315 F. Supp. 307 | W.D. Wash. | 1970

OPINION

SOLOMON, Chief Judge:

Thomas L. Huddleston seeks to recover damages for personal injuries which he sustained in an automobile accident. Defendant moved to dismiss.

On October 9, 1965, Huddleston, his wife, and their five children left Bremerton, Washington for a pleasure drive in the family automobile. Early in the afternoon, Huddleston became sleepy and asked his wife to drive.

Mrs. Huddleston, with her husband asleep in the car drove along Highway 101 toward Highway 113. She failed to notice the flashing red light at the intersection of the highways and entered the intersection without stopping. The car was struck by defendant’s truck, which was approaching from Highway 113. It is conceded that Mrs. Huddles-ton was negligent, and that her negligence at least partially caused the collision in which her husband was injured.

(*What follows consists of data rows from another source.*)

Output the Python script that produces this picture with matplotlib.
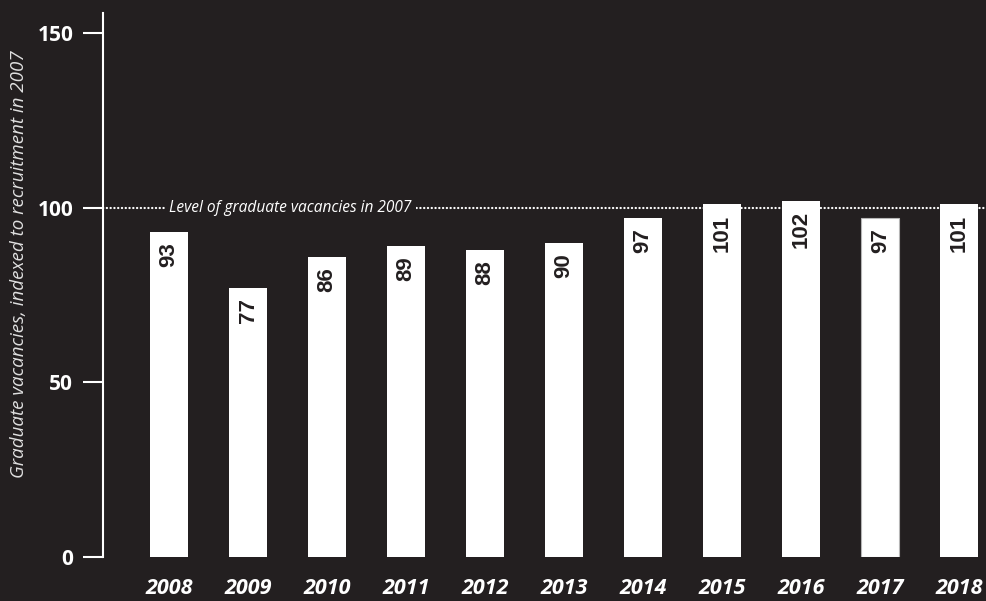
import matplotlib
matplotlib.use("Agg")
import matplotlib.pyplot as plt

# Graduate vacancies indexed to 2007 recruitment (2007 = 100)
years = ["2008", "2009", "2010", "2011", "2012", "2013",
         "2014", "2015", "2016", "2017", "2018"]
index_values = [93, 77, 86, 89, 88, 90, 97, 101, 102, 97, 101]
baseline = 100
baseline_label = "Level of graduate vacancies in 2007"
y_ticks = [0, 50, 100, 150]
y_title = "Graduate vacancies, indexed to recruitment in 2007"

bg = "#231f20"
fg = "white"

fig = plt.figure(figsize=(9.87, 6.01), dpi=100, facecolor=bg)
ax = fig.add_axes([0.1044, 0.0732, 0.8956, 0.9052])
ax.set_facecolor(bg)

x = list(range(len(years)))
bars = ax.bar(x, index_values, width=0.48, color="white", zorder=3)
bars[9].set_edgecolor("#b5b5b5")
bars[9].set_linewidth(0.8)

# value labels, written vertically inside the top of each bar
for xi, v in zip(x, index_values):
    ax.annotate(str(v), xy=(xi, v), xytext=(0, -7.5), textcoords="offset points",
                rotation=90, ha="center", va="top", color=bg,
                fontsize=16, fontweight="bold", family="Liberation Sans", zorder=4)

# dotted reference line at the 2007 level
ax.axhline(baseline, color=fg, linewidth=1.6, linestyle=(0, (0.1, 1.6)),
           dash_capstyle="round", zorder=2)
ax.text(0.0, baseline, baseline_label, ha="left", va="center", color=fg,
        fontsize=11.2, style="italic", family="Open Sans", zorder=2.5,
        bbox=dict(facecolor=bg, edgecolor="none", pad=3))

ax.set_xlim(-0.835, 10.35)
ax.set_ylim(0, 155.7)

ax.set_xticks(x)
ax.set_xticklabels(years, fontsize=15.5, style="italic", fontweight="bold",
                   family="Open Sans", color=fg)
ax.tick_params(axis="x", length=0, pad=15)

ax.set_yticks(y_ticks)
ax.set_yticklabels([str(t) for t in y_ticks], fontsize=15, fontweight="bold",
                   family="Open Sans", color=fg)
ax.tick_params(axis="y", length=14.5, width=1.5, color=fg, pad=7)

for side in ["top", "right", "bottom"]:
    ax.spines[side].set_visible(False)
ax.spines["left"].set_color(fg)
ax.spines["left"].set_linewidth(1.5)

fig.text(19 / 987, (601 - 264) / 601, y_title, rotation=90, ha="center", va="center",
         color="#e0e0e0", fontsize=13.5, style="italic", family="Open Sans")

fig.savefig("out.png", dpi=100, facecolor=bg)
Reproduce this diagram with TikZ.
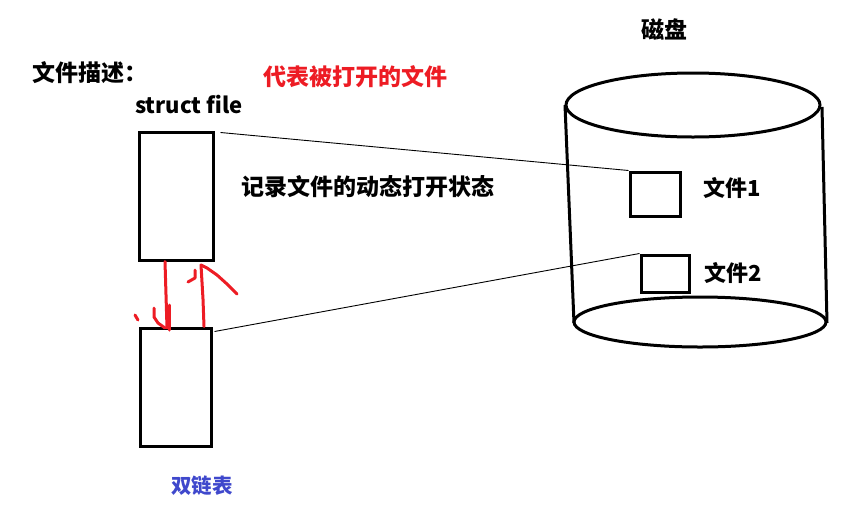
\documentclass[tikz,border=0pt]{standalone}
\usepackage{fontspec}
\setmainfont{Noto Sans CJK SC}
\usetikzlibrary{positioning, calc}
\definecolor{penred}{HTML}{ED1C24}
\definecolor{penblue}{HTML}{3F48CC}

\begin{document}
\begin{tikzpicture}[x=1pt, y=-1pt, font=\bfseries\fontsize{23}{27}\selectfont,
    box/.style={draw, line width=3pt, inner sep=0pt},
    link/.style={line width=0.9pt},
    pen/.style={draw=penred, line width=3pt, line cap=round, line join=round}]
    \useasboundingbox (0,0) rectangle (841,504);
    % labels
    \node (desc) at (90,73) {文件描述：};
    \node[font=\bfseries\fontsize{22}{26}\selectfont] (sname) at (189,105) {struct file};
    \node[text=penred] (meaning) at (355,77) {代表被打开的文件};
    \node (disk) at (664,30) {磁盘};
    \node (state) at (368,187) {记录文件的动态打开状态};
    \node[text=penblue, font=\bfseries\fontsize{20.5}{24}\selectfont] (dlist) at (202,486) {双链表};
    % struct file boxes
    \node[box, minimum width=74pt, minimum height=128pt] (upper) at (176,196) {};
    \node[box, minimum width=71pt, minimum height=118pt] (lower) at (175.5,387) {};
    % disk
    \draw[line width=3pt] (693,105) ellipse [x radius=127, y radius=32];
    \draw[line width=3pt] (700,322) ellipse [x radius=126, y radius=25];
    \draw[line width=3pt] (565,105) -- (574,323);
    \draw[line width=3pt] (822,107) -- (827,323);
    \node[box, minimum width=50pt, minimum height=44pt] (f1) at (655,194) {};
    \node[box, minimum width=48pt, minimum height=37pt] (f2) at (665,273.5) {};
    \node[font=\bfseries\fontsize{22}{26}\selectfont] (f1name) at (732,188) {文件1};
    \node[font=\bfseries\fontsize{22}{26}\selectfont] (f2name) at (733,273) {文件2};
    % pointers to the files
    \coordinate (ustart) at ($(upper.north east)+(6,2)$);
    \draw[link] (ustart) -- (f1.north west);
    \draw[link] (lower.north east) ++(2,5) -- (f2.north west);
    % red strokes
    \draw[pen] (upper.south -| 165,0) -- (167,328);
    \draw[pen] (154,308) -- (154,317) -- (158,323) -- (165,328);
    \draw[pen] (169,305) -- (169,330);
    \draw[pen] (lower.north -| 204,0) -- (203,299) -- (201,265);
    \draw[pen] (188,282) -- (195,278) -- (195,270);
    \draw[pen] (201,265) -- (207,268) -- (217,275) -- (227,284) -- (237,294);
    \draw[pen] (135,315) -- (138,320);
\end{tikzpicture}
\end{document}
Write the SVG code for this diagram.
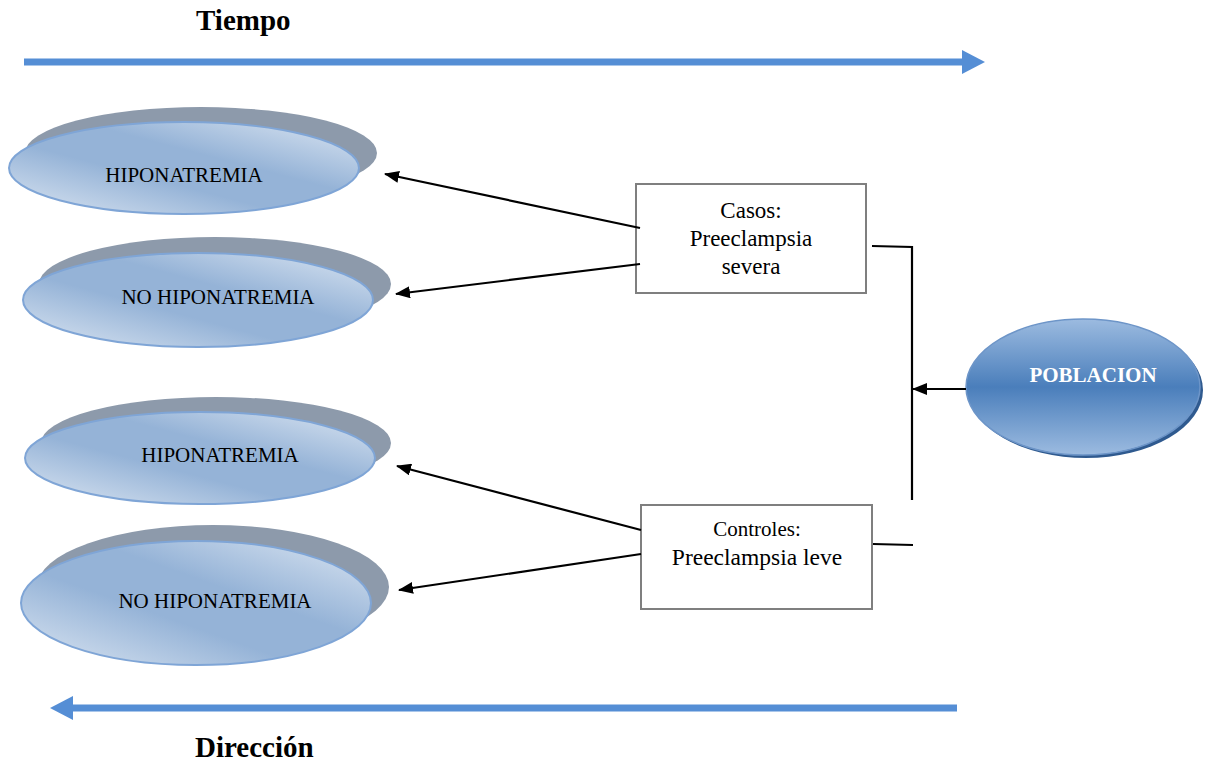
<svg xmlns="http://www.w3.org/2000/svg" width="1209" height="768" viewBox="0 0 1209 768">
<defs>
<style>
.title{font-family:"Liberation Serif","Times New Roman",serif;font-weight:bold;font-size:29px;fill:#000}
.elabel{font-family:"Liberation Serif","Times New Roman",serif;font-size:21px;fill:#000;text-anchor:middle}
.blabel{font-family:"Liberation Serif","Times New Roman",serif;fill:#000;text-anchor:middle}
.shadow{fill:#8d9aab}
.front{fill:url(#lightGrad);stroke:#7fa5d6;stroke-width:2}
.box{fill:#fff;stroke:#7f7f7f;stroke-width:2}
.conn{stroke:#000;stroke-width:2.2;fill:none}
.blue{stroke:#558ed5;stroke-width:7;fill:none}
</style>
<linearGradient id="lightGrad" x1="0" y1="1" x2="1" y2="0">
<stop offset="0" stop-color="#dce6f2"/>
<stop offset="0.4" stop-color="#95b3d7"/>
<stop offset="0.6" stop-color="#95b3d7"/>
<stop offset="1" stop-color="#dce6f2"/>
</linearGradient>
<linearGradient id="popGrad" x1="0" y1="0" x2="0" y2="1">
<stop offset="0" stop-color="#9cbbe0"/>
<stop offset="0.5" stop-color="#4a7ebb"/>
<stop offset="1" stop-color="#9cbbe0"/>
</linearGradient>
<marker id="ah" markerWidth="15" markerHeight="12" refX="14" refY="6" orient="auto" markerUnits="userSpaceOnUse" viewBox="0 0 15 12">
<path d="M0,0 L15,6 L0,12 z" fill="#000"/>
</marker>
</defs>
<rect width="1209" height="768" fill="#fff"/>

<g id="timeline-top">
<text class="title" x="196" y="30">Tiempo</text>
<line class="blue" x1="24" y1="62" x2="964" y2="62"/>
<polygon points="962,50 985,62 962,74" fill="#558ed5"/>
</g>

<g id="timeline-bottom">
<line class="blue" x1="957" y1="708" x2="71" y2="708"/>
<polygon points="73,696 50,708 73,720" fill="#558ed5"/>
<text class="title" x="195" y="757">Dirección</text>
</g>

<g id="n1">
<ellipse class="shadow" cx="201" cy="153" rx="176" ry="46"/>
<ellipse class="front" cx="184" cy="168" rx="175" ry="46"/>
<text class="elabel" x="184" y="182">HIPONATREMIA</text>
</g>

<g id="n2">
<ellipse class="shadow" cx="215" cy="284" rx="176" ry="47"/>
<ellipse class="front" cx="198" cy="300" rx="175" ry="47"/>
<text class="elabel" x="218" y="304">NO HIPONATREMIA</text>
</g>

<g id="n3">
<ellipse class="shadow" cx="216" cy="443" rx="175" ry="46"/>
<ellipse class="front" cx="200" cy="458" rx="175" ry="46"/>
<text class="elabel" x="220" y="462">HIPONATREMIA</text>
</g>

<g id="n4">
<ellipse class="shadow" cx="213" cy="587" rx="176" ry="62"/>
<ellipse class="front" cx="196" cy="603" rx="175" ry="62"/>
<text class="elabel" x="215" y="608">NO HIPONATREMIA</text>
</g>

<g id="casos">
<rect class="box" x="636" y="184" width="230" height="109"/>
<text class="blabel" x="751" y="218" font-size="23">Casos:</text>
<text class="blabel" x="751" y="246" font-size="23">Preeclampsia</text>
<text class="blabel" x="751" y="274" font-size="23">severa</text>
</g>

<g id="controles">
<rect class="box" x="641" y="505" width="231" height="104"/>
<text class="blabel" x="757" y="536" font-size="21">Controles:</text>
<text class="blabel" x="757" y="565" font-size="23.5">Preeclampsia leve</text>
</g>

<g id="poblacion">
<ellipse cx="1086" cy="390" rx="117" ry="68" fill="#2f5a8f"/>
<ellipse cx="1083" cy="387" rx="117" ry="68" fill="url(#popGrad)" stroke="#6d95c8" stroke-width="1.5"/>
<text x="1093" y="382" font-family="'Liberation Serif','Times New Roman',serif" font-weight="bold" font-size="21" fill="#fff" text-anchor="middle">POBLACION</text>
</g>

<g id="connectors">
<line class="conn" x1="640" y1="228" x2="385" y2="174" marker-end="url(#ah)"/>
<line class="conn" x1="640" y1="264" x2="396" y2="294" marker-end="url(#ah)"/>
<line class="conn" x1="641" y1="530" x2="397" y2="466" marker-end="url(#ah)"/>
<line class="conn" x1="641" y1="554" x2="399" y2="590" marker-end="url(#ah)"/>
<polyline class="conn" points="872,246 912,247 912,500"/>
<line class="conn" x1="873" y1="544" x2="913" y2="545"/>
<line class="conn" x1="966" y1="389" x2="913" y2="389" marker-end="url(#ah)"/>
</g>
</svg>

Huddleston is a pipe designer who worked at various job sites in Washington, California and Oregon. In 1961, Huddleston and his wife purchased a home in Portland, Oregon. Except for nine months, they lived in Oregon from the time they purchased their home until May, 1965, when Huddleston was transferred for a six month assignment to Bremerton, Washington. At the time of the accident, Huddleston and his family had lived in Bremerton for approximately five months. After the accident, they returned to Portland, where they lived for a year and a half before moving to Seattle.

Between 1961 and 1968, Huddleston lived in Oregon except when his employment required him to live elsewhere. At the time he filed this action in May, 1968, he lived, worked, and voted in Oregon. For diversity purposes, domicile is determined at the date an action is filed. Smith v. Sperling, 354 U. S. 91, 77 S.Ct. 1112, 1 L.Ed.2d 1205 (1957). A person is domiciled in the state in which he is physically present and intends to make his present home. Janzen v. Goos, 302 F.2d 421 (8th Cir. 1962). I find that at the time of the accident as well as when he filed this action, Huddleston was a citizen of Oregon.

In a diversity action, this Court must apply Washington’s choice of law rules. Klaxon Co. v. Stentor Electric Mfg. Co., Inc., 313 U.S. 487, 61 S.Ct. 1020, 85 L.Ed. 1477 (1941). Washington, unlike many other states, follows the rule that liability for a tort is governed solely by the law of the state in which the tort is committed. Mountain v. Price, 20 Wash.2d 129, 146 P.2d 327 (1944); Maag v. Voykovich, 46 Wash.2d 302, 280 P.2d 680 (1955); Philp v. Macri, 261 F.2d 945 (9th Cir.1958).

Washington still adheres to the doctrine of imputed negligence, which has been abandoned by many other *309states.1 Since the accident occurred in Washington, this Court is bound by the rule that the negligence of one spouse is imputed to the other if the negligent spouse was acting for the community. Warner v. Keebler, 200 Wash. 608, 94 P.2d 175 (1939); Ostheller v. Spokane & I.E.R. Co., 107 Wash. 678, 182 P. 630 (1919); Raffensperger v. Towne, 59 Wash.2d 731, 370 P.2d 593 (1962). This law applies to prevent the non-negligent spouse from recovering from a third party. Raffensperger, supra.

It is presumed that a wife who drives the family automobile does it for her own benefit and not for the benefit of the community. Kerr v. Cochran, 65 Wash.2d 211, 396 P.2d 642 (1962). This presumption is overcome when the husband is a passenger in the car. Ostheller, supra. Plaintiff was a passenger in the automobile, and his wife’s negligence is imputed to him.

Defendant’s motion to dismiss is granted.

. See, e. g., White v. Yup, 458 P.2d 617 (Nev.1960); and Cal.Civ.Code, § 5112.